Cost sharing forms should be submitted at proposal submission, but are required at award notification before an award can be set up. Please contact RAO and/or your OSP representative to ensure that all appropriate documentation is submitted.
Cost sharing commitments can be met using direct or indirect costs that are allowable, allocable, reasonable, and consistently accounted for by the University. The best type of expenses to cost share are direct expenses such as lab supplies, equipment items that do not meet the capitalization threshold, and travel. All cost sharing must be in compliance with the following:
There are certain items that are not recommended for cost sharing.
Yes. Expenses incurred to meet cost sharing commitments bring the same accounting, financial, legal, and regulatory burdens as costs on Harvard sponsored programs. Therefore, cost sharing requires the maintenance of detailed records. School and department officials are responsible for regular monitoring of cost sharing commitments throughout the grant period.
A companion account is an account that records cost shared expenses. It is created by using a sponsored activity value with a non-sponsored fund.
An example of the use of a companion account is as follows:
You have a federal award whose main account has fund 123456, activity 234567, and subactivity 0001. Your cost shared expenses will be charged to the non-sponsored account with fund 000123, with the same sponsored activity/subactivity combination (234567-0001). Therefore, your companion account coding would be Tub-Org-Object-000123-234567-0001-Root.
At reporting stage and/or award close-out, OSP will contact the department/center to obtain a GL Detail Listing Report for all cost sharing transactions using sponsored and/or non-sponsored funds for the reporting period. Since all cost-shared expenditures must be verifiable from University records, the use of companion accounts allows for easy identification of cost shared expenses.
Companion accounts are required for all university cost shared direct expenses (see definition of University Cost Sharing above. Tracking expenses via companion accounts is not possible, however, with Sponsored Cost Sharing because it is not valid in Harvard’s General Ledger to use a sponsored activity with a different sponsored fund value. In these instances, the department/center must track the cost sharing manually.

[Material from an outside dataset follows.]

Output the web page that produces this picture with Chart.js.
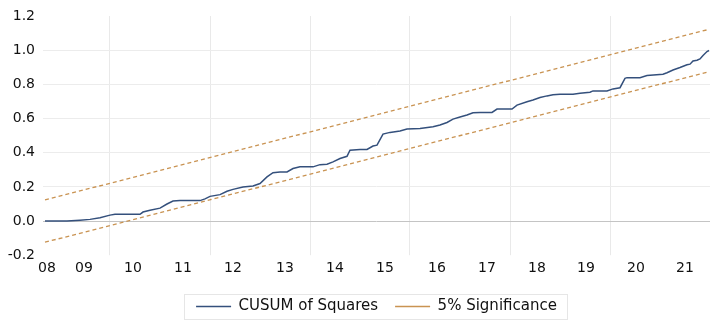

Yes. Salaries for faculty and staff that are cost shared must follow effort reporting and salary certification guidelines. Cost shared faculty expenses are already included in the current annual effort reporting processes. Changes to the monthly salary certification process will follow and notification will be included at a later date.
If a project includes a requirement for cost sharing, it is important that the account be monitored closely to ensure that the PI meets those requirements. If there is a concern that s/he will be unable to meet the committed amount, the sponsor must be contacted as soon as possible to request a budget modification or an amendment to the award.
Your OSP representative, RAO, and/or OFS should be involved in this communication. If you have not met the cost sharing requirements, and the sponsor is unwilling to renegotiate the award, the project is at risk of being deemed non-compliant by the sponsor and may force us to return the funding. In addition, funds charged to the sponsored project, may need to be moved to the companion account as the cost sharing commitment must be met before the sponsored commitment is met.
Yes, cost-shared expenses are auditable and follow the same guidelines regarding retaining documentation as sponsored awards.